» REQUIREMENTS
Give the listing again character for character, but drop the images.

----- INFORMATION PROVIDED -----

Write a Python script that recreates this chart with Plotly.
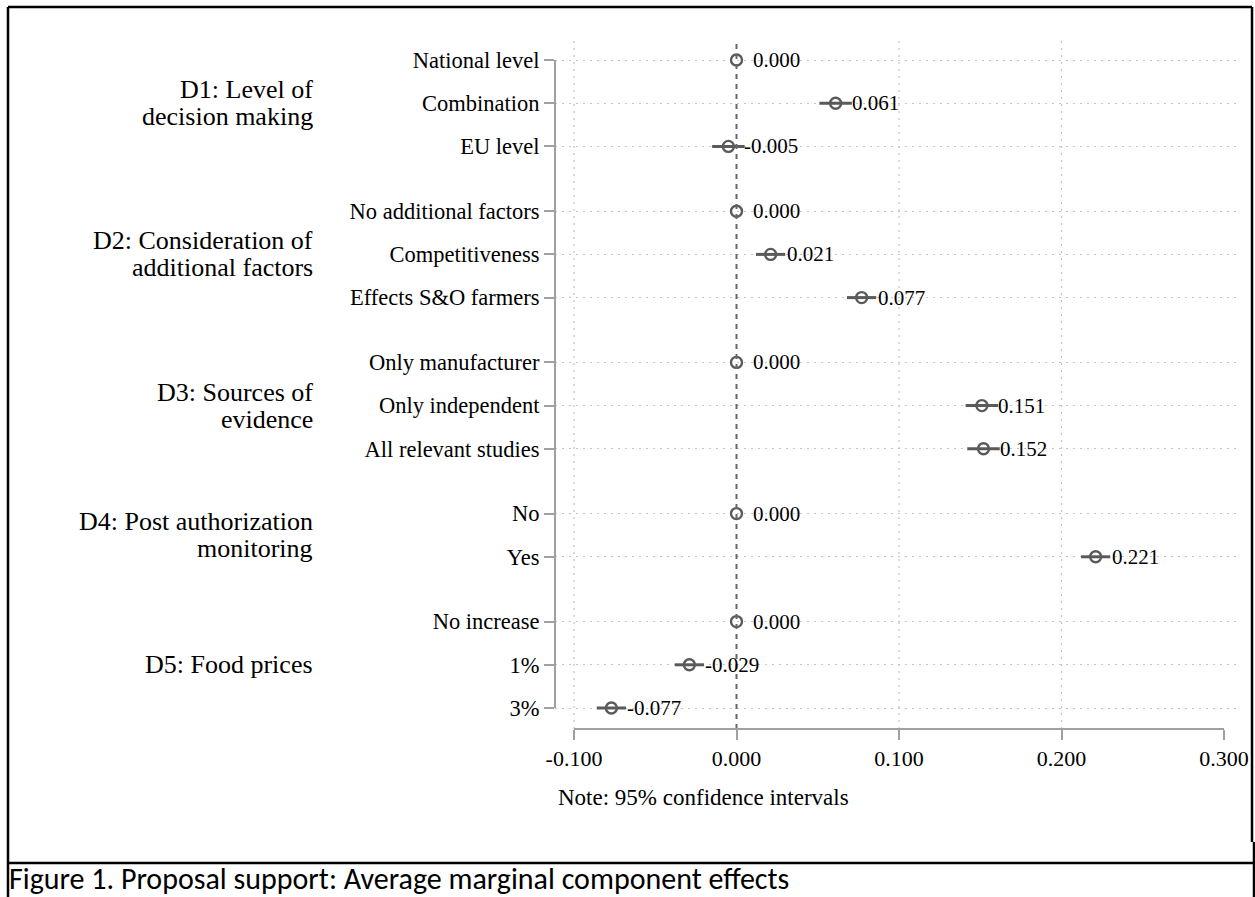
import plotly.graph_objects as go

# Attribute levels (rows) grouped by design dimension
group_labels = [
    ["D1: Level of", "decision making"],
    ["D2: Consideration of", "additional factors"],
    ["D3: Sources of", "evidence"],
    ["D4: Post authorization", "monitoring"],
    ["D5: Food prices"],
]
group_levels = [
    ["National level", "Combination", "EU level"],
    ["No additional factors", "Competitiveness", "Effects S&O farmers"],
    ["Only manufacturer", "Only independent", "All relevant studies"],
    ["No", "Yes"],
    ["No increase", "1%", "3%"],
]

# Average marginal component effects with 95% confidence bounds
estimates = [0.000, 0.061, -0.005,
             0.000, 0.021, 0.077,
             0.000, 0.151, 0.152,
             0.000, 0.221,
             0.000, -0.029, -0.077]
ci_low = [0.000, 0.051, -0.015,
          0.000, 0.012, 0.068,
          0.000, 0.141, 0.142,
          0.000, 0.212,
          0.000, -0.038, -0.086]
ci_high = [0.000, 0.071, 0.005,
           0.000, 0.030, 0.086,
           0.000, 0.161, 0.162,
           0.000, 0.230,
           0.000, -0.020, -0.068]

x_ticks = [-0.1, 0.0, 0.1, 0.2, 0.3]
x_tick_labels = ["-0.100", "0.000", "0.100", "0.200", "0.300"]
x_grid = [-0.1, 0.1, 0.2]

# Row positions: one unit per level, half a unit extra between dimensions
levels, positions, group_centers = [], [], []
u = 0.0
for lv in group_levels:
    start = u
    for name in lv:
        levels.append(name)
        positions.append(u)
        u += 1.0
    group_centers.append((start + u - 1.0) / 2.0)
    u += 0.5

W, H = 1255, 897
L, R, T, B = 555, 15, 40, 168
PW, PH = W - L - R, H - T - B
ROW_PX = 43.2
X_PX_PER_UNIT = 1625.0

x_lo = -0.1 - (574 - L) / X_PX_PER_UNIT
x_range = [x_lo, x_lo + PW / X_PX_PER_UNIT]
y_top = (T - 60) / ROW_PX
y_bottom = y_top + PH / ROW_PX

SERIF = "Liberation Serif, Times New Roman, serif"
MARK = "#5a5a5a"
AXIS = "#a0a0a0"
GRID = "#c4c4c4"


def px_x(px):
    return (px - L) / PW


def px_y(py):
    return (H - B - py) / PH


fig = go.Figure()

fig.add_trace(go.Scatter(
    x=estimates,
    y=positions,
    mode="markers",
    marker=dict(symbol="circle-open", size=11, color=MARK, line=dict(width=2.4, color=MARK)),
    error_x=dict(
        type="data",
        symmetric=False,
        array=[h - e for h, e in zip(ci_high, estimates)],
        arrayminus=[e - lo for e, lo in zip(estimates, ci_low)],
        color=MARK,
        thickness=3,
        width=0,
    ),
    showlegend=False,
    hoverinfo="skip",
))

shapes = []
# vertical dotted grid
for gx in x_grid:
    shapes.append(dict(type="line", xref="x", yref="paper", x0=gx, x1=gx, y0=0, y1=1,
                       line=dict(color=GRID, width=1.2, dash="2px,5px"), layer="below"))
# reference line at zero
shapes.append(dict(type="line", xref="x", yref="paper", x0=0, x1=0, y0=0, y1=1,
                   line=dict(color="#666666", width=2, dash="5px,5px")))
# y axis line spanning first to last level
shapes.append(dict(type="line", xref="paper", yref="y", x0=0, x1=0,
                   y0=positions[0], y1=positions[-1], line=dict(color=AXIS, width=2)))
# x axis line spanning first to last tick
shapes.append(dict(type="line", xref="x", yref="paper", x0=x_ticks[0], x1=x_ticks[-1],
                   y0=0, y1=0, line=dict(color=AXIS, width=2)))

# outer frame and caption box
BLK = dict(color="black", width=2.5)
for (x0, y0, x1, y1) in [
    (8, 7, 1252, 7),
    (8, 7, 8, 897),
    (1252, 7, 1252, 842),
    (1254, 842, 1254, 897),
    (8, 863, 1254, 863),
]:
    shapes.append(dict(type="line", xref="paper", yref="paper",
                       x0=px_x(x0), x1=px_x(x1), y0=px_y(y0), y1=px_y(y1), line=BLK))

annotations = []
# value labels next to each estimate
for e, p in zip(estimates, positions):
    annotations.append(dict(x=e, y=p, xref="x", yref="y", text=f"{e:.3f}",
                            showarrow=False, xanchor="left", yanchor="middle", xshift=14,
                            font=dict(family=SERIF, size=21, color="black")))
# dimension labels
for lines, c in zip(group_labels, group_centers):
    n = len(lines)
    for i, line in enumerate(lines):
        off = (i - (n - 1) / 2.0) * 27
        annotations.append(dict(x=px_x(315), y=c, xref="paper", yref="y", text=line,
                                showarrow=False, xanchor="right", yanchor="middle",
                                yshift=-off,
                                font=dict(family=SERIF, size=26, color="black")))
annotations.append(dict(x=px_x(556), y=px_y(797), xref="paper", yref="paper",
                        text="Note: 95% confidence intervals", showarrow=False,
                        xanchor="left", yanchor="middle",
                        font=dict(family=SERIF, size=23, color="black")))
annotations.append(dict(x=px_x(7), y=px_y(878), xref="paper", yref="paper",
                        text="Figure 1. Proposal support: Average marginal component effects",
                        showarrow=False, xanchor="left", yanchor="middle",
                        font=dict(family="Carlito, Lato, sans-serif", size=30, color="black")))

fig.update_layout(
    template="none",
    width=W, height=H,
    margin=dict(l=L, r=R, t=T, b=B, pad=0),
    paper_bgcolor="white",
    plot_bgcolor="white",
    xaxis=dict(range=x_range, tickvals=x_ticks, ticktext=x_tick_labels,
               automargin=False, showgrid=False, zeroline=False, showline=False,
               ticks="outside", ticklen=10, tickwidth=2, tickcolor=AXIS,
               tickfont=dict(family=SERIF, size=22, color="black")),
    yaxis=dict(range=[y_bottom, y_top], tickvals=positions, ticktext=levels,
               automargin=False,
               showgrid=True, gridcolor=GRID, gridwidth=1.2, griddash="2px,5px",
               zeroline=False, showline=False,
               ticks="outside", ticklen=10, tickwidth=2, tickcolor=AXIS,
               tickfont=dict(family=SERIF, size=22.5, color="black")),
    shapes=shapes,
    annotations=annotations,
)

fig.write_html("out.html")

-----

» SOLUTION TO THE EXERCISE
Write a Python script that recreates this chart with Plotly.
import plotly.graph_objects as go

# Attribute levels (rows) grouped by design dimension
group_labels = [
    ["D1: Level of", "decision making"],
    ["D2: Consideration of", "additional factors"],
    ["D3: Sources of", "evidence"],
    ["D4: Post authorization", "monitoring"],
    ["D5: Food prices"],
]
group_levels = [
    ["National level", "Combination", "EU level"],
    ["No additional factors", "Competitiveness", "Effects S&O farmers"],
    ["Only manufacturer", "Only independent", "All relevant studies"],
    ["No", "Yes"],
    ["No increase", "1%", "3%"],
]

# Average marginal component effects with 95% confidence bounds
estimates = [0.000, 0.061, -0.005,
             0.000, 0.021, 0.077,
             0.000, 0.151, 0.152,
             0.000, 0.221,
             0.000, -0.029, -0.077]
ci_low = [0.000, 0.051, -0.015,
          0.000, 0.012, 0.068,
          0.000, 0.141, 0.142,
          0.000, 0.212,
          0.000, -0.038, -0.086]
ci_high = [0.000, 0.071, 0.005,
           0.000, 0.030, 0.086,
           0.000, 0.161, 0.162,
           0.000, 0.230,
           0.000, -0.020, -0.068]

x_ticks = [-0.1, 0.0, 0.1, 0.2, 0.3]
x_tick_labels = ["-0.100", "0.000", "0.100", "0.200", "0.300"]
x_grid = [-0.1, 0.1, 0.2]

# Row positions: one unit per level, half a unit extra between dimensions
levels, positions, group_centers = [], [], []
u = 0.0
for lv in group_levels:
    start = u
    for name in lv:
        levels.append(name)
        positions.append(u)
        u += 1.0
    group_centers.append((start + u - 1.0) / 2.0)
    u += 0.5

W, H = 1255, 897
L, R, T, B = 555, 15, 40, 168
PW, PH = W - L - R, H - T - B
ROW_PX = 43.2
X_PX_PER_UNIT = 1625.0

x_lo = -0.1 - (574 - L) / X_PX_PER_UNIT
x_range = [x_lo, x_lo + PW / X_PX_PER_UNIT]
y_top = (T - 60) / ROW_PX
y_bottom = y_top + PH / ROW_PX

SERIF = "Liberation Serif, Times New Roman, serif"
MARK = "#5a5a5a"
AXIS = "#a0a0a0"
GRID = "#c4c4c4"


def px_x(px):
    return (px - L) / PW


def px_y(py):
    return (H - B - py) / PH


fig = go.Figure()

fig.add_trace(go.Scatter(
    x=estimates,
    y=positions,
    mode="markers",
    marker=dict(symbol="circle-open", size=11, color=MARK, line=dict(width=2.4, color=MARK)),
    error_x=dict(
        type="data",
        symmetric=False,
        array=[h - e for h, e in zip(ci_high, estimates)],
        arrayminus=[e - lo for e, lo in zip(estimates, ci_low)],
        color=MARK,
        thickness=3,
        width=0,
    ),
    showlegend=False,
    hoverinfo="skip",
))

shapes = []
# vertical dotted grid
for gx in x_grid:
    shapes.append(dict(type="line", xref="x", yref="paper", x0=gx, x1=gx, y0=0, y1=1,
                       line=dict(color=GRID, width=1.2, dash="2px,5px"), layer="below"))
# reference line at zero
shapes.append(dict(type="line", xref="x", yref="paper", x0=0, x1=0, y0=0, y1=1,
                   line=dict(color="#666666", width=2, dash="5px,5px")))
# y axis line spanning first to last level
shapes.append(dict(type="line", xref="paper", yref="y", x0=0, x1=0,
                   y0=positions[0], y1=positions[-1], line=dict(color=AXIS, width=2)))
# x axis line spanning first to last tick
shapes.append(dict(type="line", xref="x", yref="paper", x0=x_ticks[0], x1=x_ticks[-1],
                   y0=0, y1=0, line=dict(color=AXIS, width=2)))

# outer frame and caption box
BLK = dict(color="black", width=2.5)
for (x0, y0, x1, y1) in [
    (8, 7, 1252, 7),
    (8, 7, 8, 897),
    (1252, 7, 1252, 842),
    (1254, 842, 1254, 897),
    (8, 863, 1254, 863),
]:
    shapes.append(dict(type="line", xref="paper", yref="paper",
                       x0=px_x(x0), x1=px_x(x1), y0=px_y(y0), y1=px_y(y1), line=BLK))

annotations = []
# value labels next to each estimate
for e, p in zip(estimates, positions):
    annotations.append(dict(x=e, y=p, xref="x", yref="y", text=f"{e:.3f}",
                            showarrow=False, xanchor="left", yanchor="middle", xshift=14,
                            font=dict(family=SERIF, size=21, color="black")))
# dimension labels
for lines, c in zip(group_labels, group_centers):
    n = len(lines)
    for i, line in enumerate(lines):
        off = (i - (n - 1) / 2.0) * 27
        annotations.append(dict(x=px_x(315), y=c, xref="paper", yref="y", text=line,
                                showarrow=False, xanchor="right", yanchor="middle",
                                yshift=-off,
                                font=dict(family=SERIF, size=26, color="black")))
annotations.append(dict(x=px_x(556), y=px_y(797), xref="paper", yref="paper",
                        text="Note: 95% confidence intervals", showarrow=False,
                        xanchor="left", yanchor="middle",
                        font=dict(family=SERIF, size=23, color="black")))
annotations.append(dict(x=px_x(7), y=px_y(878), xref="paper", yref="paper",
                        text="Figure 1. Proposal support: Average marginal component effects",
                        showarrow=False, xanchor="left", yanchor="middle",
                        font=dict(family="Carlito, Lato, sans-serif", size=30, color="black")))

fig.update_layout(
    template="none",
    width=W, height=H,
    margin=dict(l=L, r=R, t=T, b=B, pad=0),
    paper_bgcolor="white",
    plot_bgcolor="white",
    xaxis=dict(range=x_range, tickvals=x_ticks, ticktext=x_tick_labels,
               automargin=False, showgrid=False, zeroline=False, showline=False,
               ticks="outside", ticklen=10, tickwidth=2, tickcolor=AXIS,
               tickfont=dict(family=SERIF, size=22, color="black")),
    yaxis=dict(range=[y_bottom, y_top], tickvals=positions, ticktext=levels,
               automargin=False,
               showgrid=True, gridcolor=GRID, gridwidth=1.2, griddash="2px,5px",
               zeroline=False, showline=False,
               ticks="outside", ticklen=10, tickwidth=2, tickcolor=AXIS,
               tickfont=dict(family=SERIF, size=22.5, color="black")),
    shapes=shapes,
    annotations=annotations,
)

fig.write_html("out.html")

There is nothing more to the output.